By: Peter Passi, Duluth News Tribune
Mayor Don Ness aims to hold the line on local property taxes in 2014, according to plans he laid out Monday evening at a budget meeting with the Duluth City Council — almost two months earlier than he has done in previous years.
Ness proposes the city should take in no more property tax revenue next year than it did this year. As Duluth’s property base continues to grow, he actually predicts a slight decline in local property tax rates levied by the city in 2014.
That may come as welcome news for taxpayers, but some city councilors expressed concerns that the budget would provide short shrift for city streets in desperate need of repair.
Councilor Linda Krug said she was frustrated that the mayor’s budget provides no new funding for city streets and also would eliminate support for an enhanced pothole repair program that cost the city $450,000 this year.
“All you have to do is drive around town to know how bad our streets are,” she said.
Krug is leading a special task force studying how best to pay for street improvements in Duluth. Until recently, the city had primarily relied on about $6 million per year it received from the Fond-du-Luth Casino to pay for street work, but that funding has dried up in the wake of recent court and administrative rulings.

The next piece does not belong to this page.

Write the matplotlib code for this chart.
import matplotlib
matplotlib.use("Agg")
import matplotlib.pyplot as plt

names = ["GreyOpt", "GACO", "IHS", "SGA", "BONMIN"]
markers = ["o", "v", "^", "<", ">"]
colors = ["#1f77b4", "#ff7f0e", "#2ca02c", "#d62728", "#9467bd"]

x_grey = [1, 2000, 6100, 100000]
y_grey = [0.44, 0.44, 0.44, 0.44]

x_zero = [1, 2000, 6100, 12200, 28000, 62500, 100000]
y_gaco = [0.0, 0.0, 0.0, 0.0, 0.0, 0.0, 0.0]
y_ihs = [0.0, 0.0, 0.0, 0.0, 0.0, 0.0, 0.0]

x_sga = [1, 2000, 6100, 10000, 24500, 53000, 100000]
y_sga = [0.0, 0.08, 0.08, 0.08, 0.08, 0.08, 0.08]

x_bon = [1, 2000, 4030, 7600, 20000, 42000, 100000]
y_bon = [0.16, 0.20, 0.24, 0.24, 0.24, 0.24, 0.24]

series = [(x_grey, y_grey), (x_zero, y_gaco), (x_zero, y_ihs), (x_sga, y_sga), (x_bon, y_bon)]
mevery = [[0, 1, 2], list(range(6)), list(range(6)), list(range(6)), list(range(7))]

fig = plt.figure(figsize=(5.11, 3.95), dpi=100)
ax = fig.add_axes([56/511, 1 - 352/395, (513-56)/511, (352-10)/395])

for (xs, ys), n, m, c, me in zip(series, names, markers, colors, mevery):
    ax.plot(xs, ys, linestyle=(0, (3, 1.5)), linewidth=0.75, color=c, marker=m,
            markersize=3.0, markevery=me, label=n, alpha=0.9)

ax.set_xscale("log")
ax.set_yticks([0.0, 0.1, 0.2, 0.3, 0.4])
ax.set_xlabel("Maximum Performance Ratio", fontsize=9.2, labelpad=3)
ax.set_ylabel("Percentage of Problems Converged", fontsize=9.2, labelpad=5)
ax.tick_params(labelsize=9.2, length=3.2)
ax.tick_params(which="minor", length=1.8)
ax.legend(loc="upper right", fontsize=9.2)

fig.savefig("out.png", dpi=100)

The legal battle between the city and the Fond du Lac Band of Lake Superior Chippewa, which operates the casino, continues, with the outcome of the case uncertain.

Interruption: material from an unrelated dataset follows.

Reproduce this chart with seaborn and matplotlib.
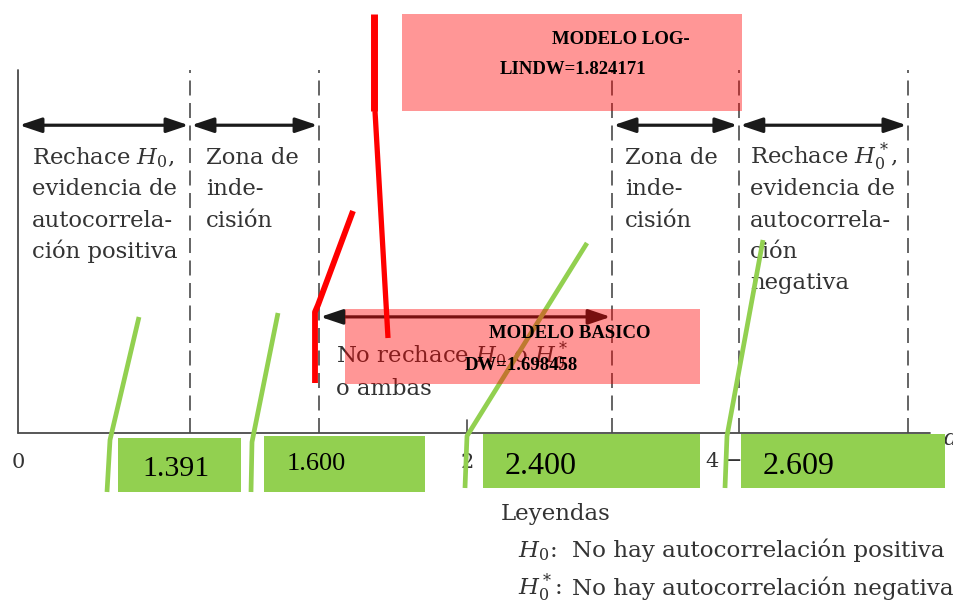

“The loss of our most important revenue source along with the rising costs of street construction make for a very challenging issue,” Ness acknowledged.

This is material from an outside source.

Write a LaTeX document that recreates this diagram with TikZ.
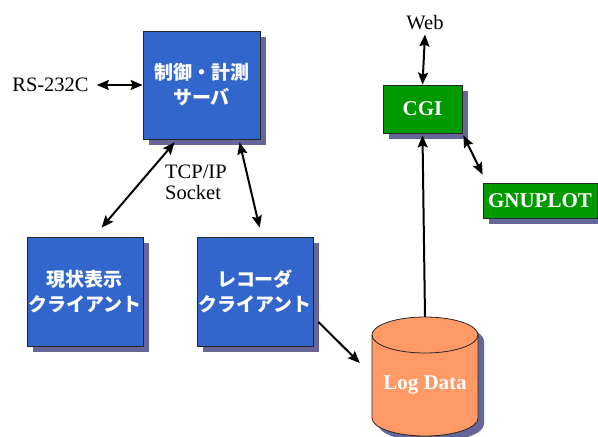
\documentclass[tikz,border=0pt]{standalone}
\usepackage{fontspec}
\setmainfont{Liberation Serif}
\newfontfamily\jpfont{Noto Sans CJK JP}
\usetikzlibrary{arrows.meta,shadows}
\definecolor{srvblue}{HTML}{3366CC}
\definecolor{cgigreen}{HTML}{009900}
\definecolor{logpeach}{HTML}{FF9966}
\definecolor{shade}{HTML}{666699}
\tikzset{
  boxshade/.style={general shadow={fill=shade,shadow xshift=6pt,shadow yshift=-6pt}},
  jpbox/.style={boxshade,draw=black!85,line width=0.8pt,fill=srvblue,text=white,align=center,inner sep=0pt,
    font=\jpfont\bfseries\fontsize{19}{25}\selectfont},
  enbox/.style={boxshade,draw=black!85,line width=0.8pt,fill=cgigreen,text=white,inner sep=0pt,
    font=\bfseries\fontsize{21}{24}\selectfont},
  lbl/.style={font=\fontsize{20.5}{21}\selectfont,inner sep=0pt},
  dbl/.style={{Stealth[length=12pt,width=10pt,inset=2pt]}-{Stealth[length=12pt,width=10pt,inset=2pt]},line width=2pt},
  sgl/.style={-{Stealth[length=12pt,width=10pt,inset=2pt]},line width=2pt},
}
\begin{document}
\begin{tikzpicture}[x=1pt,y=-1pt]
\useasboundingbox(0,0)rectangle(598,437);
\pgfmathsetmacro{\krx}{53}
\pgfmathsetmacro{\kry}{18}
% boxes
\node[jpbox,minimum width=117pt,minimum height=108pt](server)at(201.5,85){制御・計測\\サーバ};
\node[jpbox,minimum width=116pt,minimum height=109pt](genjo)at(85,291.5){現状表示\\クライアント};
\node[jpbox,minimum width=116pt,minimum height=109pt](recorder)at(255,291.5){レコーダ\\クライアント};
\node[enbox,minimum width=79pt,minimum height=48pt](cgi)at(422.5,109){CGI};
\node[enbox,minimum width=114pt,minimum height=35pt](gnuplot)at(540,200.5){GNUPLOT};
% log data drum
\node[inner sep=0pt,minimum width=106pt,minimum height=119pt](logdata)at(425,376.5){};
\path[boxshade,draw=black!85,line width=0.8pt,fill=logpeach]
  (372,335)--(372,418)arc[start angle=180,end angle=360,x radius=\krx pt,y radius=\kry pt]
  --(478,335)arc[start angle=0,end angle=180,x radius=\krx pt,y radius=\kry pt]--cycle;
\draw[black!85,line width=0.8pt](372,335)arc[start angle=180,end angle=360,x radius=\krx pt,y radius=\kry pt];
\node[text=white,font=\bfseries\fontsize{21}{24}\selectfont,inner sep=0pt](logtext)at(425,385){Log Data};
% labels
\node[lbl](rs)at(50.5,85){RS-232C};
\node[lbl](web)at(425,23){Web};
\node[lbl,align=left,anchor=west](tcp)at(165,182){TCP/IP\\Socket};
% arrows
\draw[dbl]([xshift=8pt]rs.east)--(server.west);
\draw[dbl]([yshift=-4pt]web.south)--(cgi.north);
\draw[dbl]([xshift=32pt,yshift=-3pt]server.south west)--([xshift=75pt,yshift=9pt]genjo.north west);
\draw[dbl]([xshift=97pt,yshift=-3pt]server.south west)--([xshift=63pt,yshift=9pt]recorder.north west);
\draw[dbl]([xshift=1pt,yshift=-2pt]cgi.south east)--([yshift=8pt]gnuplot.north west);
\draw[sgl]([xshift=5pt,yshift=-30.5pt]recorder.east)--([xshift=-12pt,yshift=13.5pt]logdata.west);
\draw[sgl](logdata.north)--([yshift=-2pt]cgi.south);
\end{tikzpicture}
\end{document}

David Montgomery, Duluth’s chief administrative officer, said city administration wanted to give the street task force room to offer a long-term plan on how to care for city roads.
“We didn’t want to presuppose what the solution should be,” Montgomery said.
Ness said he was not a fan of relying simply on property taxes to pay for city streets. Such an approach doesn’t spread the financial burden equitably and omits nonprofit organizations from the equation, he said.
Ness suggested that perhaps a 1-cent-per-gallon local gas tax might be one way to pay for street improvements, but that would require support from the Minnesota Legislature.
Krug said the city administration’s decision to propose reduced funding for city streets doesn’t sit well with her.
“It puts the council in a tough position. Now, the onus is on us to raise taxes to pay for city street repairs or to ask if there are other places to cut instead,” she said. “But the nice thing is getting to know about this situation earlier in the process.”
Usually, the mayor doesn’t present a budget proposal until late summer, but Ness explained why he wanted to get a jump on it this year.
“The (City) Council has made it clear that it wanted to engage in the process a little earlier,” he said.
Duluth City Councilor Dan Hartman expressed his appreciation, saying: “It’s great to know where city administration is coming from this early in the budget process.”
Hartman said the City Council typically doesn’t learn of the mayor’s budget proposal until late August, giving it only a couple of weeks to respond and set a maximum levy accordingly.
Ness said the city also is on firmer ground to plan ahead as it heads into 2014, thanks to a firm commitment by the state to increase local government aid payments to Duluth.
“We know what our funding will be in 2014 and 2015, and that allows us to budget with more confidence than in previous years,” he said.
Cuts In Store
To avoid raising local property taxes, Ness said the city will need to make some cuts nevertheless. He explained that the $1.6 million in additional local government aid Duluth is slated to receive in 2014 falls well short of covering the $2.6 million in inflationary costs the city expects to incur next year as a result of increased spending on payroll, health care, fuel and material expenses.
The city’s payroll expenditures will increase by more than $1 million in 2014 because of recently negotiated contract agreements. But Ness noted the modest raises come after city employees endured two to three years of frozen wages.
“You can only ask people to accept zero percent pay increases for so long,” Montgomery said. He pointed out that health insurance costs also continue to mount, with an 8 percent increase expected next year.
“It blows me away that the city’s health-care costs continue to grow the way they have,” said Duluth City Council President Patrick Boyle.
Montgomery said the city continues to work with its employees and their unions to develop wellness programs that can help to hold down health-care costs in the future by keeping more people healthy.
In an effort to contain costs, Ness proposed the city should dispense not only with its enhanced pothole prevention program in 2014 but should also delay any new capital investments in community centers and place a moratorium on new programs and initiatives. Even with these restrictions, Ness said city departments will need to trim another $600,000 from the collective budget.
Hartman observed that even with the increase in state funding Duluth will receive in 2014, inflationary costs beyond the city’s control will force service cuts to avoid a property tax increase.
“This isn’t an easy zero,” he said.
Ness characterized the preliminary budget he presented Monday as “the start of a conversation with the City Council.”
The council won’t set its maximum levy until Sept. 9, and the budget won’t be finalized until Dec. 16.